New York State Senator Kenneth LaValle and Assemblyman Fred W. Thiele, Jr. announced their bill, which would allow the Town of Southampton to diminish the Bridgehampton and Sagaponack Beach Controls Districts, has passed both the Senate and Assembly. This allows certain properties with conservation easements to be exempt from having a new beach nourishment tax imposed on them.
The Town of Southampton established its beach erosion control districts to rebuild protective beaches and dunes along its Atlantic Ocean beachfront homes. More than 2.5 million tons of sand will be used to re-nourish the beaches between Flying Point Beach in Water Mill and Townline Road in Sagaponack.
The project, estimated to cost as much as $26 million, is financed though taxing said beachfront homeowners based on their assessed value and amount of oceanfront footage. The money will be borrowed by the town and paid back over a period of 10 years through the district tax levy.

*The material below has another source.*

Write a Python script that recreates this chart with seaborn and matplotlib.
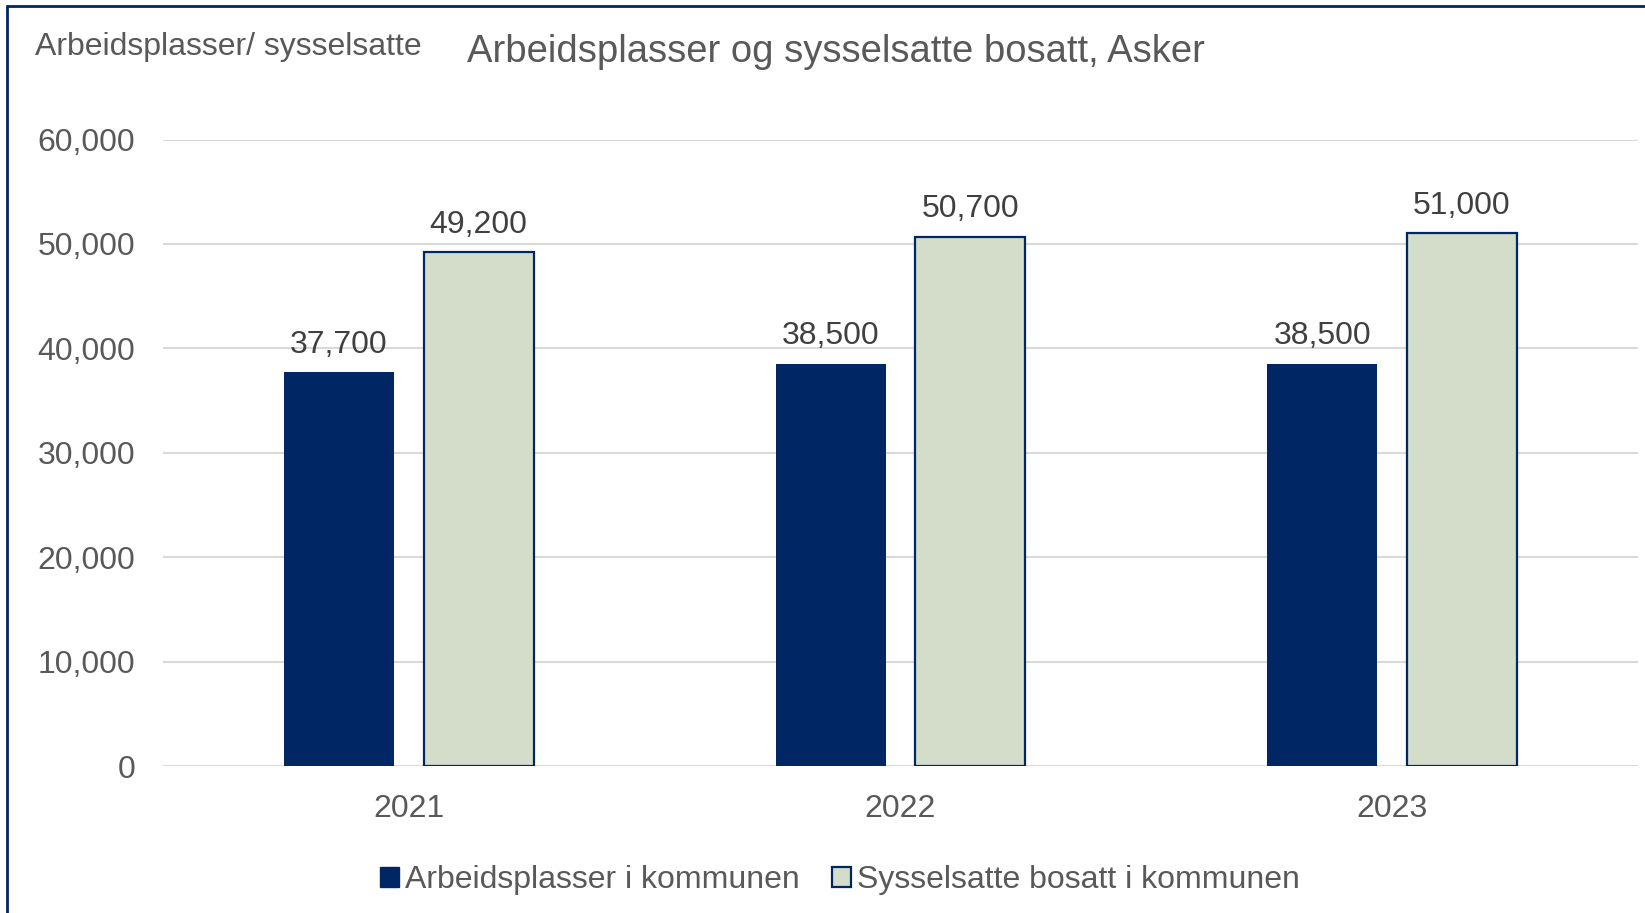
import matplotlib
matplotlib.use("Agg")
import matplotlib.pyplot as plt
import seaborn as sns
import pandas as pd
from matplotlib.lines import Line2D
from matplotlib.patches import Patch
from matplotlib.ticker import FuncFormatter, MultipleLocator

years = ["2021", "2022", "2023"]
series_names = ["Arbeidsplasser i kommunen", "Sysselsatte bosatt i kommunen"]
arbeidsplasser = [37700, 38500, 38500]
sysselsatte = [49200, 50700, 51000]
title = "Arbeidsplasser og sysselsatte bosatt, Asker"
ylabel = "Arbeidsplasser/ sysselsatte"

navy = "#002664"
green = "#D3DDC9"
gray = "#595959"
dark = "#404040"

df = pd.DataFrame({
    "year": years * 2,
    "series": [series_names[0]] * 3 + [series_names[1]] * 3,
    "value": arbeidsplasser + sysselsatte,
})

sns.set_theme(style="white")
plt.rcParams["font.family"] = ["Liberation Sans", "DejaVu Sans"]

fig = plt.figure(figsize=(16.45, 9.13), dpi=100)
ax = fig.add_axes([163 / 1645, 1 - 766 / 913, (1638 - 163) / 1645, (766 - 139.5) / 913])

sns.barplot(data=df, x="year", y="value", hue="series", order=years,
            hue_order=series_names, palette=[navy, green], width=0.568, gap=0.211,
            ax=ax, legend=False, errorbar=None, saturation=1)

for i, bar in enumerate(ax.patches):
    if i >= 3:
        bar.set_edgecolor(navy)
        bar.set_linewidth(1.6)
    else:
        bar.set_edgecolor("none")
    bar.set_zorder(3)

for bar in ax.patches:
    h = bar.get_height()
    ax.annotate(f"{h:,.0f}", (bar.get_x() + bar.get_width() / 2, h),
                xytext=(0, 9), textcoords="offset points", ha="center", va="bottom",
                fontsize=23, color=dark)

ax.set_xlim(-0.5, 2.5)
ax.set_ylim(0, 60000)
ax.yaxis.set_major_locator(MultipleLocator(10000))
ax.yaxis.set_major_formatter(FuncFormatter(lambda v, p: f"{v:,.0f}"))
ax.grid(axis="y", color="#d9d9d9", linewidth=1.5, zorder=0)
ax.set_axisbelow(True)
for s in ax.spines.values():
    s.set_visible(False)
ax.tick_params(axis="y", length=0, pad=20, labelsize=23, labelcolor=gray)
ax.tick_params(axis="x", length=0, pad=20, labelsize=23, labelcolor=gray)
ax.set_xlabel("")
ax.set_ylabel("")

fig.text(35 / 1645, 1 - 47 / 913, ylabel, ha="left", va="center", fontsize=23, color=gray)
fig.text(836 / 1645, 1 - 52 / 913, title, ha="center", va="center", fontsize=27.5, color=gray)

handles = [Patch(facecolor=navy, edgecolor=navy), Patch(facecolor=green, edgecolor=navy, linewidth=1.6)]
fig.legend(handles, series_names, loc="center", bbox_to_anchor=(840 / 1645, 1 - 880 / 913),
           ncol=2, frameon=False, fontsize=23, labelcolor=gray, handlelength=0.6,
           handleheight=0.6, handletextpad=0.2, columnspacing=1.0)

fig.add_artist(Line2D([7 / 1645, 7 / 1645], [0, 1 - 6 / 913], color=navy, linewidth=2, transform=fig.transFigure))
fig.add_artist(Line2D([7 / 1645, 1], [1 - 6 / 913, 1 - 6 / 913], color=navy, linewidth=2, transform=fig.transFigure))

fig.savefig("out.png", dpi=100, facecolor="white")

This legislation allows the Town of Southampton to adopt a local law to excluding lots in both the Sagaponack Beach Erosion Control District and the Bridgehampton Beach Erosion Control District which are already encumbered by conservation easements. These property owners have already protected their parcels by exchanging development rights for a reduction in paid taxes.
“Reducing the size of the Beach Erosion Control Districts was previously approved by voters in a public referendum,” said Thiele. “This bill ensures that those who conserved their lands, who’s properties have already decreased in market value, are exempted.”
“This new law will add a new tool in efforts to preserve the shoreline and replenish storm ravaged beaches and beach fortification,” Senator LaValle said.
“This legislation was an important part of the effort to move the beach re-nourishment proposal forward, an initiative that will rebuild approximately six miles of oceanfront. I thank Senator LaValle and Assemblyman Thiele for ensuring its passage in both houses,” said Southampton Town Supervisor Anna Throne-Holst.
The bill will now be delivered to Governor Andrew Cuomo for consideration.